Despite some clumsy narrative beats, inherent to the confines of interactive storytelling, Tomb Raider provided an intriguing, and even layered, variation of the iconic adventurer - one that many players felt would be a smart starting point for a new film series. Nevertheless, while Tomb Raider movie reboot rumors crop up on a regular basis, little tangible development has been made in recent years. However, two years after MGM first acquired distribution rights for the series, the studio has now added a fresh production partner and writer to help get the reboot moving.
The new Tomb Raider update comes courtesy of Deadline - who claims (via a source familiar with the production) that MGM has partnered with Warner Bros. to finance the film and, to that end, has hired a new screenwriter for the project: Evan Daugherty. The Wrap's Jeff Sneider confirmed the news indicating that the studio partnership was designed to fast-track production on the project - for a quick script to screen turnaround. While Angelina Jolie's Tomb Raider movies focused on the adventuring heroine mid-career, the new film reboot is expected to mesh with the storyline presented in 2013's Tomb Raider game reboot - with a younger actress guiding viewers through the character's early days of tomb raiding.
To that end, it shouldn't come as an enormous surprise, though it might still be an unwelcome one for some, that Daugherty has been tapped to script the movie. The screenwriter has contributed to several high-profile adaptations, many aimed at the PG-13 teen market, that all secured solid box office returns - even if they weren't as successful with film reviewers. As indicated the writer was instrumental in adapting the mega-successful Snow White and the Huntsman, a film that managed to accumulate nearly $400 million at the global box office, and brought young adult series Divergent for the big screen - which, despite its problems, successfully increased awareness for its source material (while turning a strong profit at the box office).
That said, even if Tomb Raider die-hards are able to overlook Daugherty's young adult genre work, his part in rebooting another 90s franchise, Teenage Mutant Ninja Turtles, is likely to garner the most concern - especially after the screenplay was a nominee in the 2015 Razzie Awards. No doubt, some viewers enjoyed the film as shameless popcorn entertainment (for good reason) but many others still point to the 2014 as further evidence that producer Michael Bay, and any of his collaborators, are on an unending hunt to capitalize on (and subsequently ruin) beloved childhood characters.

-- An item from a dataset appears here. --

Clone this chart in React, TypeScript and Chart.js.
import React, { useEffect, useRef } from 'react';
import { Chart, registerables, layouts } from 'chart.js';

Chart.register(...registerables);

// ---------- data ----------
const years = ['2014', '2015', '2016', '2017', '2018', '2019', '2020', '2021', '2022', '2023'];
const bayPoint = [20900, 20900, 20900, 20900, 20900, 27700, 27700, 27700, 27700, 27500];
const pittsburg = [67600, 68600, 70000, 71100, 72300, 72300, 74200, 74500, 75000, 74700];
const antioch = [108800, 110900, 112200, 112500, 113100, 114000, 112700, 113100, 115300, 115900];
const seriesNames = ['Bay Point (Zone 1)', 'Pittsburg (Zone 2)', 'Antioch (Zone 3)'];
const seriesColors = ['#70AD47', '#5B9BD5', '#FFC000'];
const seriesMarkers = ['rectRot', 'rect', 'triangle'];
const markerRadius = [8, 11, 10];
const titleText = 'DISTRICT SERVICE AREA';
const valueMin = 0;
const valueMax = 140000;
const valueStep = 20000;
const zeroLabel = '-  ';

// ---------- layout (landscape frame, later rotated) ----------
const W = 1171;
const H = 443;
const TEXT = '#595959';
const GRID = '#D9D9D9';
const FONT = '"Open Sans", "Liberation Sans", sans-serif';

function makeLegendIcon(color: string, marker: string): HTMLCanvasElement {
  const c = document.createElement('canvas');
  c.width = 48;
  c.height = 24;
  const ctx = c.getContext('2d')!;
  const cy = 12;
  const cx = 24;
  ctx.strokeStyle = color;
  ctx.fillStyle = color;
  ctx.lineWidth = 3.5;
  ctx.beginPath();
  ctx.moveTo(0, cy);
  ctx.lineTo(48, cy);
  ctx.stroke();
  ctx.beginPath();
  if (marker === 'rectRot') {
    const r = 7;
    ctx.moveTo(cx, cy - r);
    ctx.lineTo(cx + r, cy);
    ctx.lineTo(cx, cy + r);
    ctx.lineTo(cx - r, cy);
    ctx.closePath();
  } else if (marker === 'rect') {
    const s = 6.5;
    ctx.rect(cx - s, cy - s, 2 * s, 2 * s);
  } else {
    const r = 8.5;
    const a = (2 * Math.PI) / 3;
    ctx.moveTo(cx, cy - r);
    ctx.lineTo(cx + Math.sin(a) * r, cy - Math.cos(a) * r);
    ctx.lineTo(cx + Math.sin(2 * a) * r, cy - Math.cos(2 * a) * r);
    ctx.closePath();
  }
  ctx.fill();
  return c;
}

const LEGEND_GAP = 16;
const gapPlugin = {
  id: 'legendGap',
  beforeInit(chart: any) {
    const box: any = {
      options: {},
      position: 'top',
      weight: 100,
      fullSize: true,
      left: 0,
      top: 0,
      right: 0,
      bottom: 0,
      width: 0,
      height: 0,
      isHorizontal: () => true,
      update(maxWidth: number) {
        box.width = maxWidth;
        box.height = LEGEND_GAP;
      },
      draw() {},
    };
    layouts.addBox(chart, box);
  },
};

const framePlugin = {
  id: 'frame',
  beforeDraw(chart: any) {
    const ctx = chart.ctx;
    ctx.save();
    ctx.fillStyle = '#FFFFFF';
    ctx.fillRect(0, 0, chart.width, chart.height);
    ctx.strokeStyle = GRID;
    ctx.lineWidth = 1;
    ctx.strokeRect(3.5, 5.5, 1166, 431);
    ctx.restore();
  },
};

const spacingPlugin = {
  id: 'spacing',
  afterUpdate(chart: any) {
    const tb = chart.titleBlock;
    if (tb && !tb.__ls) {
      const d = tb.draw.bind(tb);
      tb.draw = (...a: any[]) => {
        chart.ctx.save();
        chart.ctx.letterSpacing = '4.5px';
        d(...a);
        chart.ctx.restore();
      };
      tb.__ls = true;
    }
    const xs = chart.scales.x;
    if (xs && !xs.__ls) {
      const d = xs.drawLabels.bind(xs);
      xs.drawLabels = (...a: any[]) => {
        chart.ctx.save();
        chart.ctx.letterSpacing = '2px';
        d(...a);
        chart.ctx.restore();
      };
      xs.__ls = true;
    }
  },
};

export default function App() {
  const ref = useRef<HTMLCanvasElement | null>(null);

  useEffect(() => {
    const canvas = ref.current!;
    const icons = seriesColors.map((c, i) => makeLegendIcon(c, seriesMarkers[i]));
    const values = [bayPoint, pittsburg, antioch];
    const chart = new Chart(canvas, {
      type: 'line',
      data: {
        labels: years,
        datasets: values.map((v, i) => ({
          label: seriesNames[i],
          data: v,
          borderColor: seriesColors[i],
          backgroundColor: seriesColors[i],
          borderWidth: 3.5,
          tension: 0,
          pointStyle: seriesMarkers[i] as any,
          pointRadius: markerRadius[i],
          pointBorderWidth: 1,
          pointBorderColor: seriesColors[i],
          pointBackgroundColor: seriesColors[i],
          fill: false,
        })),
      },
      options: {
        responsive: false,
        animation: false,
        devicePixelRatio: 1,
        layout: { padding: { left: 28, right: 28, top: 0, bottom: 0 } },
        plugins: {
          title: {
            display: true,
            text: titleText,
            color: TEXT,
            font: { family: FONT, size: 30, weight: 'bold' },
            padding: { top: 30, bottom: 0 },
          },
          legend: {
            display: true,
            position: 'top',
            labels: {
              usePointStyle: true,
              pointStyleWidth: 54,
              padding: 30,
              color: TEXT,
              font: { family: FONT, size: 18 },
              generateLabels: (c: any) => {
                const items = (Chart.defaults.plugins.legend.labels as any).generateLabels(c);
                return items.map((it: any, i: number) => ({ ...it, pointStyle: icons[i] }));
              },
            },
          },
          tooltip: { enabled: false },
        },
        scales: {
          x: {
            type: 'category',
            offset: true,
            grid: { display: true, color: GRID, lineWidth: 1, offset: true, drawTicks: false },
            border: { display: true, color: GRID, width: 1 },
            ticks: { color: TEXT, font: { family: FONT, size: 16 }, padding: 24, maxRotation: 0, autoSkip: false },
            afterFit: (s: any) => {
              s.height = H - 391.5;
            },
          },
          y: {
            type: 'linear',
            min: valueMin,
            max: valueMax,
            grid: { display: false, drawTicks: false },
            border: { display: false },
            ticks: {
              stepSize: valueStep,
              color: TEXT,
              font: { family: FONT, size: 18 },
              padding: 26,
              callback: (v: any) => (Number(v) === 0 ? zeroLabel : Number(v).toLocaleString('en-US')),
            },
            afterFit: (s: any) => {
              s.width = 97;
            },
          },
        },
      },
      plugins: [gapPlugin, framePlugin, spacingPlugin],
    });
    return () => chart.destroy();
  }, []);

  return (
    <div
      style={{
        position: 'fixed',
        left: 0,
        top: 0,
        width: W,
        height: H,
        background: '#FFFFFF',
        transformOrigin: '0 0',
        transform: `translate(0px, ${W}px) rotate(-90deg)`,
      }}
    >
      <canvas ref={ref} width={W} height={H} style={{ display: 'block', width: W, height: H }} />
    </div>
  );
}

Still, before Tomb Raider fans get too fired up, it's worth noting that Daughtery was only one of several contributors to the TMNT 2014 screenplay and, conversely, was the first person that Bay hired to rewrite TMNT's infamous "Blue Door" script - which Bay had inherited (not developed himself) when he acquired the franchise film rights. Originally, "The Blue Door" script included extremely controversial changes to the source material: Casey Jones was an eighteen-year-old hockey player, and the primary protagonist, in a troubled relationship with his girlfriend April O'Neil (an aspiring TV reporter); the Turtles, Splinter, and Shredder (who could grow blades from his skin) were all alien warriors from another dimension; and, instead of crushing on April, Michelangelo had feelings for a turtle lady (from his home dimension).

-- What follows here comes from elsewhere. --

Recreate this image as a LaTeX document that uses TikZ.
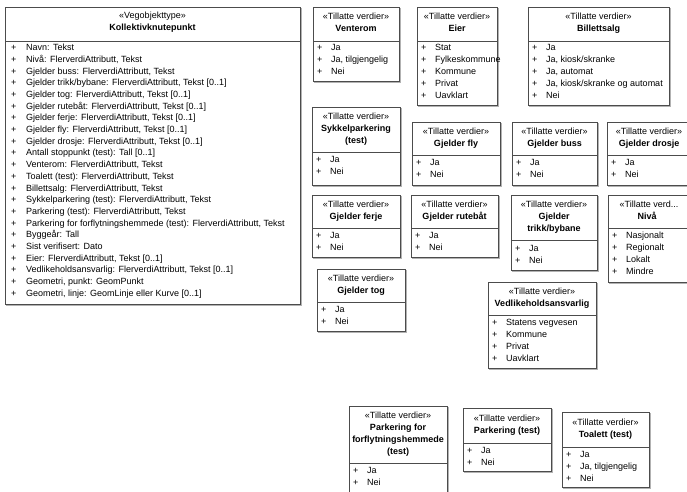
\documentclass[tikz,border=0pt]{standalone}
\usepackage{fontspec}
\setmainfont{Liberation Sans}
\begin{document}
\begin{tikzpicture}[x=1pt,y=-1pt,
  boxst/.style={draw=black!70, line width=0.7pt, fill=white, inner sep=0pt, outer sep=0pt},
  boxline/.style={draw=black!70, line width=0.7pt},
  shadowst/.style={draw=black!30, line width=1pt},
  ttl/.style={inner sep=0pt, anchor=mid, font=\fontsize{9}{11}\selectfont},
  btl/.style={inner sep=0pt, anchor=mid, font=\fontsize{9}{11}\selectfont\bfseries},
  itm/.style={inner sep=0pt, anchor=mid west, font=\fontsize{9}{11}\selectfont}]
\clip (0,0) rectangle (687,491);
\fill[white] (0,0) rectangle (687,491);
\newcommand\frameb[6]{%
  \draw[shadowst] (#2+1,#5+1) -- (#4+1,#5+1) -- (#4+1,#3+1);
  \node[boxst, anchor=north west, minimum width={#4-#2}, minimum height={#5-#3}] (#1) at (#2,#3) {};
  \draw[boxline] (#2,#6) -- (#4,#6);}
\newcommand\itemsb[5]{%
  \foreach \t [count=\i from 0] in {#5}
    \node[itm] (#1-\i) at (#2, #3+\i*#4) {\makebox[14pt][l]{+}\t};}
% main
\frameb{main}{5}{7}{300}{304}{41}
\node[ttl] (main-s) at (152.5,16) {«Vegobjekttype»};
\node[btl] (main-n) at (152.5,28) {Kollektivknutepunkt};
\foreach \t [count=\i from 0] in {Navn: Tekst,
 {Nivå: FlerverdiAttributt, Tekst},
 {Gjelder buss: FlerverdiAttributt, Tekst},
 {Gjelder trikk/bybane: FlerverdiAttributt, Tekst [0..1]},
 {Gjelder tog: FlerverdiAttributt, Tekst [0..1]},
 {Gjelder rutebåt: FlerverdiAttributt, Tekst [0..1]},
 {Gjelder ferje: FlerverdiAttributt, Tekst [0..1]},
 {Gjelder fly: FlerverdiAttributt, Tekst [0..1]},
 {Gjelder drosje: FlerverdiAttributt, Tekst [0..1]},
 {Antall stoppunkt (test): Tall [0..1]},
 {Venterom: FlerverdiAttributt, Tekst},
 {Toalett (test): FlerverdiAttributt, Tekst},
 {Billettsalg: FlerverdiAttributt, Tekst},
 {Sykkelparkering (test): FlerverdiAttributt, Tekst},
 {Parkering (test): FlerverdiAttributt, Tekst},
 {Parkering for forflytningshemmede (test): FlerverdiAttributt, Tekst},
 Byggeår: Tall,
 Sist verifisert: Dato,
 {Eier: FlerverdiAttributt, Tekst [0..1]},
 {Vedlikeholdsansvarlig: FlerverdiAttributt, Tekst [0..1]},
 {Geometri, punkt: GeomPunkt},
 {Geometri, linje: GeomLinje eller Kurve [0..1]}}
  \node[itm] (main-\i) at (11, 48+\i*11.7) {\makebox[15pt][l]{+}\t};
% Venterom
\frameb{vent}{313}{7}{399}{81}{41}
\node[ttl] (vent-s) at (356,17) {«Tillatte verdier»};
\node[btl] (vent-n) at (356,29) {Venterom};
\itemsb{vent}{317}{48}{12}{Ja,{Ja, tilgjengelig},Nei}
% Eier
\frameb{eier}{417}{7}{497}{105}{41}
\node[ttl] (eier-s) at (457,17) {«Tillatte verdier»};
\node[btl] (eier-n) at (457,29) {Eier};
\itemsb{eier}{421}{48}{12}{Stat,Fylkeskommune,Kommune,Privat,Uavklart}
% Billettsalg
\frameb{bill}{528}{7}{669}{105}{41}
\node[ttl] (bill-s) at (598.5,17) {«Tillatte verdier»};
\node[btl] (bill-n) at (598.5,29) {Billettsalg};
\itemsb{bill}{532}{48}{12}{Ja,{Ja, kiosk/skranke},{Ja, automat},{Ja, kiosk/skranke og automat},Nei}
% Sykkelparkering
\frameb{sykk}{312}{107}{400}{185}{152}
\node[ttl] (sykk-s) at (356,117) {«Tillatte verdier»};
\node[btl] (sykk-n) at (356,129) {Sykkelparkering};
\node[btl] (sykk-m) at (356,141) {(test)};
\itemsb{sykk}{316}{160}{12}{Ja,Nei}
% Gjelder fly
\frameb{fly}{412}{122}{500}{185}{155}
\node[ttl] (fly-s) at (456,132) {«Tillatte verdier»};
\node[btl] (fly-n) at (456,144) {Gjelder fly};
\itemsb{fly}{416}{163}{12}{Ja,Nei}
% Gjelder buss
\frameb{buss}{512}{122}{597}{185}{155}
\node[ttl] (buss-s) at (554.5,132) {«Tillatte verdier»};
\node[btl] (buss-n) at (554.5,144) {Gjelder buss};
\itemsb{buss}{516}{163}{12}{Ja,Nei}
% Gjelder drosje
\frameb{dros}{607}{122}{691}{185}{155}
\node[ttl] (dros-s) at (649,132) {«Tillatte verdier»};
\node[btl] (dros-n) at (649,144) {Gjelder drosje};
\itemsb{dros}{611}{163}{12}{Ja,Nei}
% Gjelder ferje
\frameb{ferj}{312}{195}{400}{257}{228}
\node[ttl] (ferj-s) at (356,205) {«Tillatte verdier»};
\node[btl] (ferj-n) at (356,217) {Gjelder ferje};
\itemsb{ferj}{316}{236}{12}{Ja,Nei}
% Gjelder rutebat
\frameb{rute}{411}{195}{498}{257}{228}
\node[ttl] (rute-s) at (454.5,205) {«Tillatte verdier»};
\node[btl] (rute-n) at (454.5,217) {Gjelder rutebåt};
\itemsb{rute}{415}{236}{12}{Ja,Nei}
% Gjelder trikk
\frameb{trik}{511}{195}{597}{270}{240}
\node[ttl] (trik-s) at (554,205) {«Tillatte verdier»};
\node[btl] (trik-n) at (554,217) {Gjelder};
\node[btl] (trik-m) at (554,229) {trikk/bybane};
\itemsb{trik}{515}{249}{12}{Ja,Nei}
% Niva
\frameb{niva}{608}{195}{691}{282}{228}
\node[ttl] (niva-s) at (649,205) {«Tillatte verd...};
\node[btl] (niva-n) at (647,217) {Nivå};
\itemsb{niva}{612}{236}{12}{Nasjonalt,Regionalt,Lokalt,Mindre}
% Gjelder tog
\frameb{tog}{317}{269}{405}{331}{302}
\node[ttl] (tog-s) at (361,279) {«Tillatte verdier»};
\node[btl] (tog-n) at (361,291) {Gjelder tog};
\itemsb{tog}{321}{310}{12}{Ja,Nei}
% Vedlikeholdsansvarlig
\frameb{vedl}{488}{282}{596}{368}{315}
\node[ttl] (vedl-s) at (542,292) {«Tillatte verdier»};
\node[btl] (vedl-n) at (542,304) {Vedlikeholdsansvarlig};
\itemsb{vedl}{492}{323}{12}{Statens vegvesen,Kommune,Privat,Uavklart}
% Parkering for forflytningshemmede
\frameb{pfor}{349}{406}{447}{496}{463}
\node[ttl] (pfor-s) at (398,416) {«Tillatte verdier»};
\node[btl] (pfor-n) at (398,428) {Parkering for};
\node[btl] (pfor-m) at (398,440) {forflytningshemmede};
\node[btl] (pfor-o) at (398,452) {(test)};
\itemsb{pfor}{353}{471}{12}{Ja,Nei}
% Parkering (test)
\frameb{park}{463}{408}{551}{471}{443}
\node[ttl] (park-s) at (507,419) {«Tillatte verdier»};
\node[btl] (park-n) at (507,431) {Parkering (test)};
\itemsb{park}{467}{451}{12}{Ja,Nei}
% Toalett (test)
\frameb{toal}{562}{412}{649}{487}{447}
\node[ttl] (toal-s) at (605.5,423) {«Tillatte verdier»};
\node[btl] (toal-n) at (605.5,435) {Toalett (test)};
\itemsb{toal}{566}{455}{12}{Ja,{Ja, tilgjengelig},Nei}
\end{tikzpicture}
\end{document}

As a result, for all the heat that Bay and Daughtery take for changes to the Turtle's personalities and origins in the final film, as well as any head-scratching ideas that crept-up along the way, the writer may have actually been one of the more vocal advocates that championed a (comparatively) traditional take on the TMNT heroes. For that reason, it's equally possible that Daughtery will manage to improve his adaptation formula with Tomb Raider - borrowing heavily from key aspects of the series' lore while also refreshing the format for modern moviegoing audiences. Especially since the writer was working in Michael Bay's production house for TMNT, and will now be collaborating with Jon Berg (Edge of Tomorrow) and Oscar-winner Graham King (Argo and Hugo) on Tomb Raider - for, at the very least, a slightly more restrained approach to adaptation.

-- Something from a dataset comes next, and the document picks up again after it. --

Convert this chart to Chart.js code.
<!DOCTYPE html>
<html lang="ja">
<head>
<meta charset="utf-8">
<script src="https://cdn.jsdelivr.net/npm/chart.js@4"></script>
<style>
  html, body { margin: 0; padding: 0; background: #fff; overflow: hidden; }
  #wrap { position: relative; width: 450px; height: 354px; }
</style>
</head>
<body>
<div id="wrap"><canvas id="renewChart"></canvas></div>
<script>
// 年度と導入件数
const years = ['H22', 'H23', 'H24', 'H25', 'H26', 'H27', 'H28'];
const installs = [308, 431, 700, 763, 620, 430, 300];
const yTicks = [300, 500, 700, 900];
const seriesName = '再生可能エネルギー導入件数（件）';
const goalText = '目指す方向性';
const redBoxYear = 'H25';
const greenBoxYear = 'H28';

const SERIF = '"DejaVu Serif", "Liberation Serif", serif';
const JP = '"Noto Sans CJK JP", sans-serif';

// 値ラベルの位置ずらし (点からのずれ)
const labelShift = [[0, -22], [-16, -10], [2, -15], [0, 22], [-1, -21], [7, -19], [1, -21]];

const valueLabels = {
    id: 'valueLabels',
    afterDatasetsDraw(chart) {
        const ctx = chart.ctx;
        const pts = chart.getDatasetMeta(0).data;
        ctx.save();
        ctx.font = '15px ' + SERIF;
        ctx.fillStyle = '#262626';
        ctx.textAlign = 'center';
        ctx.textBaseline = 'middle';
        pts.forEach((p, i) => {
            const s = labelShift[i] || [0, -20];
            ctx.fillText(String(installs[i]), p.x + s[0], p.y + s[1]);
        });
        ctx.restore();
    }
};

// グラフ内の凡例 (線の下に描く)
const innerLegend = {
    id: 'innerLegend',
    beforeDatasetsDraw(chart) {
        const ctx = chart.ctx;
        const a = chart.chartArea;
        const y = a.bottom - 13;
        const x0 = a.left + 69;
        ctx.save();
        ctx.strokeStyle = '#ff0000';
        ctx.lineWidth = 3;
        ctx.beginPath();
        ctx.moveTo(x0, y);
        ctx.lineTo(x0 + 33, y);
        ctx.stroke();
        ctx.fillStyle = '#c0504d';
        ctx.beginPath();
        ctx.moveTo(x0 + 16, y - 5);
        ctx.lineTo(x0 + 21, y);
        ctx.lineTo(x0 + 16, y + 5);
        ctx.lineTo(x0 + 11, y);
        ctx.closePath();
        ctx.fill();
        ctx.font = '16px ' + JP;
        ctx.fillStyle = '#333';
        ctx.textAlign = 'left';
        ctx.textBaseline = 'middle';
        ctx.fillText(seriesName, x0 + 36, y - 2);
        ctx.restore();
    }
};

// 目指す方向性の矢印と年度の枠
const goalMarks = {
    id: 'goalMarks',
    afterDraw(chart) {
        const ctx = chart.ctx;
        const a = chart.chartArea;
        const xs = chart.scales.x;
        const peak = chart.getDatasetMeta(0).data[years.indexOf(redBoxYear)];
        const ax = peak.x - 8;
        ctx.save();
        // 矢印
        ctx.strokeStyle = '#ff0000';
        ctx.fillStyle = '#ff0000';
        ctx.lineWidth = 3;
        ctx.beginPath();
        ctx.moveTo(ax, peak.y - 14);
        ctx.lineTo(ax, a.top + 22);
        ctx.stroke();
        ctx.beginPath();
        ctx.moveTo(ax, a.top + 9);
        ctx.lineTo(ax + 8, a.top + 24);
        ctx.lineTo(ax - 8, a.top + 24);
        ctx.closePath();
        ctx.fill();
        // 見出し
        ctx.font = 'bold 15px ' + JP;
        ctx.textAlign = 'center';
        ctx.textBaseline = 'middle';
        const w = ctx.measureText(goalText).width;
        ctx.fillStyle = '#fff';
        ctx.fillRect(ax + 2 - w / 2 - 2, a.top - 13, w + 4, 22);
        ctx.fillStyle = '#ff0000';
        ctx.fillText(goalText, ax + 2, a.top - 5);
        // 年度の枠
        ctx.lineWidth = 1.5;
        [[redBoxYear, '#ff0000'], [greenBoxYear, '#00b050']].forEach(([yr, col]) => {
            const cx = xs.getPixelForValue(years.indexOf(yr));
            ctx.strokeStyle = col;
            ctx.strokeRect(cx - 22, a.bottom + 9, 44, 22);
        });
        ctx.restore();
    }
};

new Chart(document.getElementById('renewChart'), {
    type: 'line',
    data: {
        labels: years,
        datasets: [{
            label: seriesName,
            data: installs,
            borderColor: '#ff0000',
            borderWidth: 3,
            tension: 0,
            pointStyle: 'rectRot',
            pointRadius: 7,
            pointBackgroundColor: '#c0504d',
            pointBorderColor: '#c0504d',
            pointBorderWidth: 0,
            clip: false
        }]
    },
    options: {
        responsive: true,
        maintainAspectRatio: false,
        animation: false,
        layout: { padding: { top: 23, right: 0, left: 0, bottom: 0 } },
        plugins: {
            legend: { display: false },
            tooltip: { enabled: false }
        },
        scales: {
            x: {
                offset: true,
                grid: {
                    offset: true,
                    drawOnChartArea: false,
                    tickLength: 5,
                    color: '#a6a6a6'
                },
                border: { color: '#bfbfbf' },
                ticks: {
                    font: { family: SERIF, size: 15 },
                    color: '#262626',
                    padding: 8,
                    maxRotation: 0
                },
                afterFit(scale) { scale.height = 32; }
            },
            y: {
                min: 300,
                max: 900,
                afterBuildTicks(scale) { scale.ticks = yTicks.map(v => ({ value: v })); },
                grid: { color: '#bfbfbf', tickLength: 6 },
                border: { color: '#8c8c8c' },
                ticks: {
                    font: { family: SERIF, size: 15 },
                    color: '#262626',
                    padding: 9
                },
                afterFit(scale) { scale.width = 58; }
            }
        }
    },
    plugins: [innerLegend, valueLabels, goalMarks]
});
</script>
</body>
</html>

After all, even though many viewers (and gamers) might have fond memories of Tomb Raider's jumping puzzles and third-person shooter mechanics, the series has struggled (even in the latest installment) to give Lara Croft enough development and depth to help her transcend beyond a busty dual-gun wielding character/digital pinup model. This isn't to say that a layered adaptation isn't possible, or that certain game installments haven't come close, but there's still plenty of room for improvement within the brand.
Hopefully, the studio partnership, and interest in a quick turnaround is indication of a passion for the material - rather than a last ditch effort to get the long-in-development reboot off the ground (especially with production on competing adventure film/game adaptation Uncharted in the pipeline).
Tomb Raider does not currently have an official release date but has been fast-tracked for production.